Provided entries:
-*-*-

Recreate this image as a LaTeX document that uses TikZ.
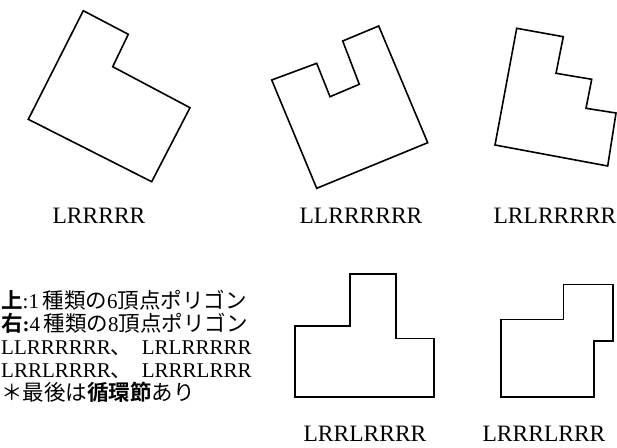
\documentclass[tikz,border=0pt]{standalone}
\usepackage{fontspec}
\setmainfont{Liberation Serif}
\newfontfamily\jp{Noto Sans CJK JP}[BoldFont={Noto Sans CJK JP Bold}]
\begin{document}
\begin{tikzpicture}[x=1pt,y=-1pt,
  poly/.style={draw=black, line width=1.6pt, line join=miter},
  lab/.style={anchor=base, inner sep=0pt, font=\fontsize{23.5}{26}\selectfont},
  txt/.style={anchor=base west, inner sep=0pt, font=\fontsize{21}{24}\selectfont},
  jpt/.style={}]
\useasboundingbox (0,0) rectangle (617,447);
% top row polygons
\draw[poly] (83.3,10.7) -- (128.3,34.3) -- (112.7,66.7) -- (190,107.7) -- (151.7,181.7) -- (28.3,119.3) -- cycle;
\draw[poly] (271.7,80) -- (316.7,63.3) -- (330,96.7) -- (359.3,84.3) -- (342.7,41) -- (378.7,26) -- (427.7,142.7) -- (316.7,188.3) -- cycle;
\draw[poly] (516.7,28.3) -- (563.3,36.7) -- (556,73.3) -- (591.7,79.3) -- (586,108.3) -- (616,113) -- (607.7,166) -- (495,145) -- cycle;
% bottom row polygons
\draw[poly] (295,325.7) -- (350,325.7) -- (350,274) -- (396,274) -- (396,338.3) -- (434,338.3) -- (434,396.7) -- (295,396.7) -- cycle;
\draw[poly] (500.7,319.3) -- (563.3,319.3) -- (563.3,284.3) -- (612.7,284.3) -- (612.7,340.7) -- (594,340.7) -- (594,396.7) -- (500.7,396.7) -- cycle;
% labels
\node[lab] (l1) at (99,223) {LRRRRR};
\node[lab] (l2) at (361,223) {LLRRRRRR};
\node[lab] (l3) at (555,223) {LRLRRRRR};
\node[lab] (l4) at (365,441) {LRRLRRRR};
\node[lab] (l5) at (544,441) {LRRRLRRR};
% text block
\newcommand{\jpx}[1]{{\jp\fontsize{21.5}{24}\selectfont #1}}
\node[txt] (t1) at (1,308) {\jpx{\bfseries 上}:1\,\jpx{種類の}6\jpx{頂点ポリゴン}};
\node[txt] (t2) at (1,331) {\jpx{\bfseries 右}\textbf{:}4\,\jpx{種類の}8\jpx{頂点ポリゴン}};
\node[txt] (t3) at (1,354) {LLRRRRRR\jpx{、}\hspace{0.45em}LRLRRRRR};
\node[txt] (t4) at (1,377) {LRRLRRRR\jpx{、}\hspace{0.45em}LRRRLRRR};
\node[txt] (t5) at (1,400) {\jpx{＊最後は\textbf{循環節}あり}};
\end{tikzpicture}
\end{document}
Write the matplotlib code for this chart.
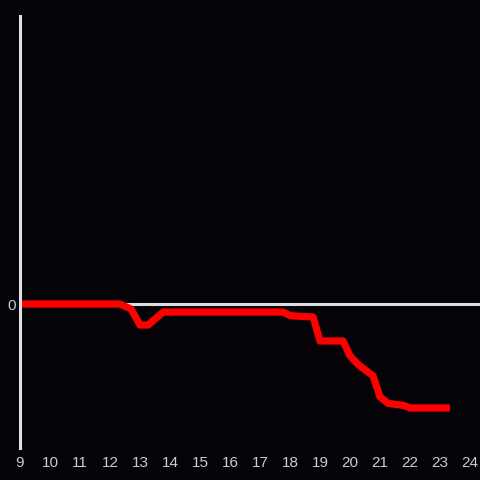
import matplotlib
matplotlib.use('Agg')
import matplotlib.pyplot as plt

hours = [9.0, 12.33, 12.7, 13.0, 13.27, 13.77, 17.77, 18.0, 18.27, 18.77,
         19.0, 19.77, 20.0, 20.27, 20.77, 21.0, 21.27, 21.8, 22.0, 23.33]
values = [0.0, 0.0, -0.035, -0.146, -0.146, -0.056, -0.056, -0.08, -0.085, -0.09,
          -0.257, -0.257, -0.36, -0.42, -0.5, -0.645, -0.69, -0.705, -0.722, -0.722]
xticks = list(range(9, 25))

bg = '#050307'
fig = plt.figure(figsize=(4.8, 4.8), dpi=100, facecolor=bg)
ax = fig.add_axes([20 / 480, 32 / 480, 460 / 480, 432 / 480], facecolor=bg)

ax.axhline(0, color='#dddddd', lw=2.2, zorder=1)
ax.plot(hours, values, color='#ff0000', lw=5.2, solid_capstyle='butt', zorder=2)

ax.set_xlim(9, 24.333)
ax.set_ylim(-1, 2)
ax.set_xticks(xticks)
ax.set_xticklabels([str(t) for t in xticks])
ax.set_yticks([0])
ax.set_yticklabels(['0'])
ax.tick_params(length=0, colors='#cccccc', labelsize=11, labelfontfamily='Liberation Sans')
ax.tick_params(axis='x', pad=5.5)
ax.tick_params(axis='y', pad=3)

for s in ['top', 'right', 'bottom']:
    ax.spines[s].set_visible(False)
ax.spines['left'].set_color('#e0e0e0')
ax.spines['left'].set_linewidth(2.2)

fig.savefig('out.png', facecolor=bg)
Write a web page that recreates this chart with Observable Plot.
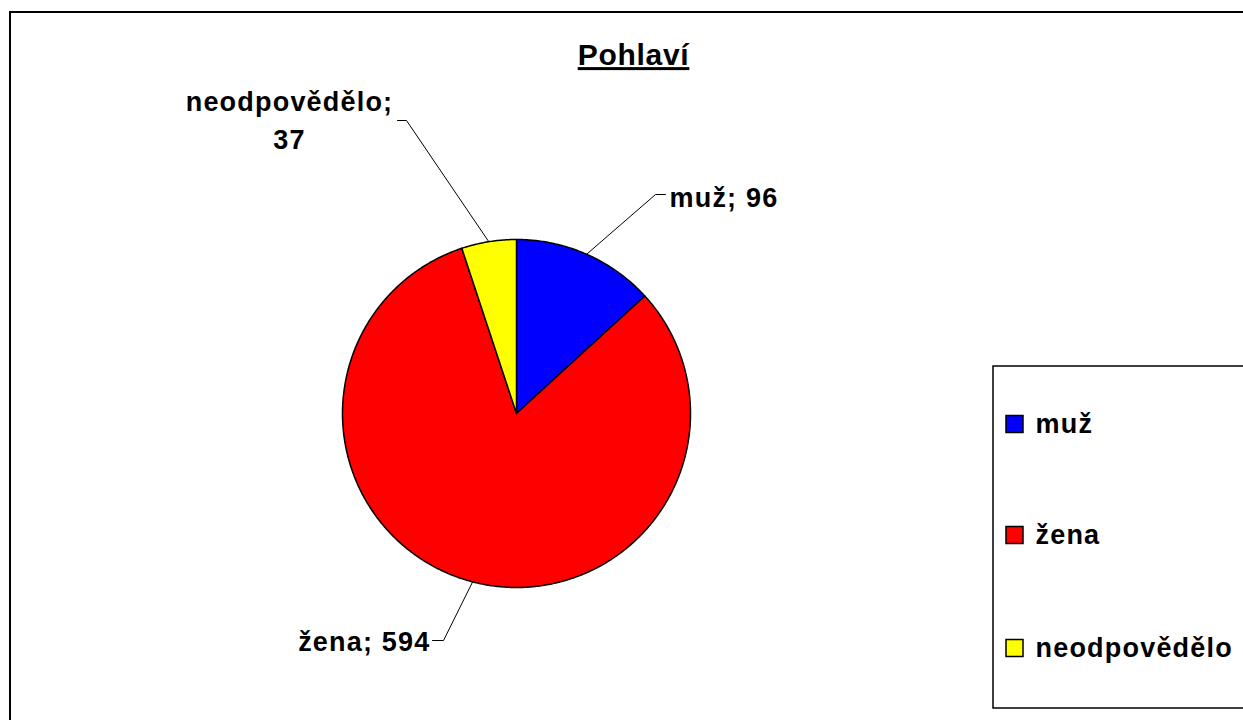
<!DOCTYPE html>
<html><head><meta charset="utf-8">
<script src="https://cdn.jsdelivr.net/npm/d3@7"></script>
<script src="https://cdn.jsdelivr.net/npm/@observablehq/plot@0.6"></script>
<style>html,body{margin:0;padding:0;background:#fff;overflow:hidden}</style>
</head><body><div id="chart"></div>
<script>
// ---- data ----
const title = "Pohlaví";
const categories = ["muž", "žena", "neodpovědělo"];
const counts = [96, 594, 37];
const colors = ["#0000ff", "#ff0000", "#ffff00"];

// ---- layout (pixels) ----
const W = 1243, H = 720;
const FONT = "Arial, 'Liberation Sans', Helvetica, sans-serif";
const pieLayout = {cx: 516, cy: 413, r: 174};
const border = {x1: 10, y1: 12, x2: W + 40, y2: H + 40};
const titlePos = {x: 633, y: 55, size: 30};
const labelLayout = {
  "muž": {elbow: [655, 194], end: [665, 194], text: [669, 194], anchor: "start"},
  "žena": {elbow: [443, 640], end: [432, 640], text: [430, 638], anchor: "end"},
  "neodpovědělo": {elbow: [406, 120], end: [397, 120], text: [289, 117], anchor: "middle"}
};
const legendLayout = {x1: 993, y1: 366, x2: W + 40, y2: 708, swatchX: 1006, size: 17, textX: 1035, rows: [424, 535, 648]};
const LABEL_SIZE = 27;

// ---- derived geometry ----
const data = categories.map((c, i) => ({category: c, value: counts[i]}));
const arcs = d3.pie().sort(null).value(d => d.value)(data);
const polar = (a, rr = pieLayout.r) => [pieLayout.cx + rr * Math.sin(a), pieLayout.cy - rr * Math.cos(a)];

const slicePts = arcs.flatMap(a => {
  const c = a.data.category;
  const n = Math.max(2, Math.ceil((a.endAngle - a.startAngle) / (Math.PI / 360)));
  const pts = [{category: c, x: pieLayout.cx, y: pieLayout.cy}];
  for (let k = 0; k <= n; k++) {
    const t = a.startAngle + (a.endAngle - a.startAngle) * k / n;
    const [x, y] = polar(t);
    pts.push({category: c, x, y});
  }
  return pts;
});

const leaderPts = arcs.flatMap(a => {
  const c = a.data.category, L = labelLayout[c];
  const [mx, my] = polar((a.startAngle + a.endAngle) / 2);
  return [
    {category: c, x: mx, y: my},
    {category: c, x: L.elbow[0], y: L.elbow[1]},
    {category: c, x: L.end[0], y: L.end[1]}
  ];
});

const labelText = d => d.category === "neodpovědělo" ? `${d.category};\n${d.value}` : `${d.category}; ${d.value}`;
const labelMarks = ["start", "middle", "end"].map(anchor =>
  Plot.text(data.filter(d => labelLayout[d.category].anchor === anchor), {
    x: d => labelLayout[d.category].text[0],
    y: d => labelLayout[d.category].text[1],
    text: labelText,
    textAnchor: anchor,
    lineHeight: 1.44,
    fontSize: LABEL_SIZE,
    fontWeight: "bold",
    fontFamily: FONT,
    fill: "black"
  })
);

const plot = Plot.plot({
  width: W, height: H, margin: 0,
  x: {type: "identity", axis: null},
  y: {type: "identity", axis: null},
  color: {domain: categories, range: colors},
  style: {background: "#fff", overflow: "hidden", fontFamily: FONT},
  marks: [
    Plot.rect([border], {x1: d => d.x1, x2: d => d.x2, y1: d => d.y1, y2: d => d.y2, fill: "white", stroke: "black", strokeWidth: 2}),
    Plot.line(slicePts, {x: "x", y: "y", z: "category", fill: "category", stroke: "black", strokeWidth: 1.5, curve: "linear-closed", strokeLinejoin: "round"}),
    Plot.line(leaderPts, {x: "x", y: "y", z: "category", stroke: "black", strokeWidth: 1}),
    ...labelMarks,
    Plot.text([title], {x: () => titlePos.x, y: () => titlePos.y, text: d => d, fontSize: titlePos.size, fontWeight: "bold", fontFamily: FONT, fill: "black"}),
    Plot.rect([legendLayout], {x1: d => d.x1, x2: d => d.x2, y1: d => d.y1, y2: d => d.y2, fill: "white", stroke: "black", strokeWidth: 1.5}),
    Plot.rect(categories, {
      x1: () => legendLayout.swatchX, x2: () => legendLayout.swatchX + legendLayout.size,
      y1: (d, i) => legendLayout.rows[i] - legendLayout.size / 2, y2: (d, i) => legendLayout.rows[i] + legendLayout.size / 2,
      fill: d => d, stroke: "black", strokeWidth: 1.5
    }),
    Plot.text(categories, {
      x: () => legendLayout.textX, y: (d, i) => legendLayout.rows[i], text: d => d,
      textAnchor: "start", fontSize: LABEL_SIZE, fontWeight: "bold", fontFamily: FONT, fill: "black"
    })
  ]
});
document.getElementById("chart").appendChild(plot);
const svg = d3.select(plot);
svg.selectAll("text").attr("letter-spacing", "1.2px");
svg.selectAll("text").filter(function () { return this.textContent === title; })
  .attr("letter-spacing", "0.7px")
  .style("text-decoration", "underline");
</script>
</body></html>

-*-*-

Set exercise: Find the lines above that contain the word "matplotlib" and collect them.

Problem solution:
Write the matplotlib code for this chart.
import matplotlib
matplotlib.use('Agg')
import matplotlib.pyplot as plt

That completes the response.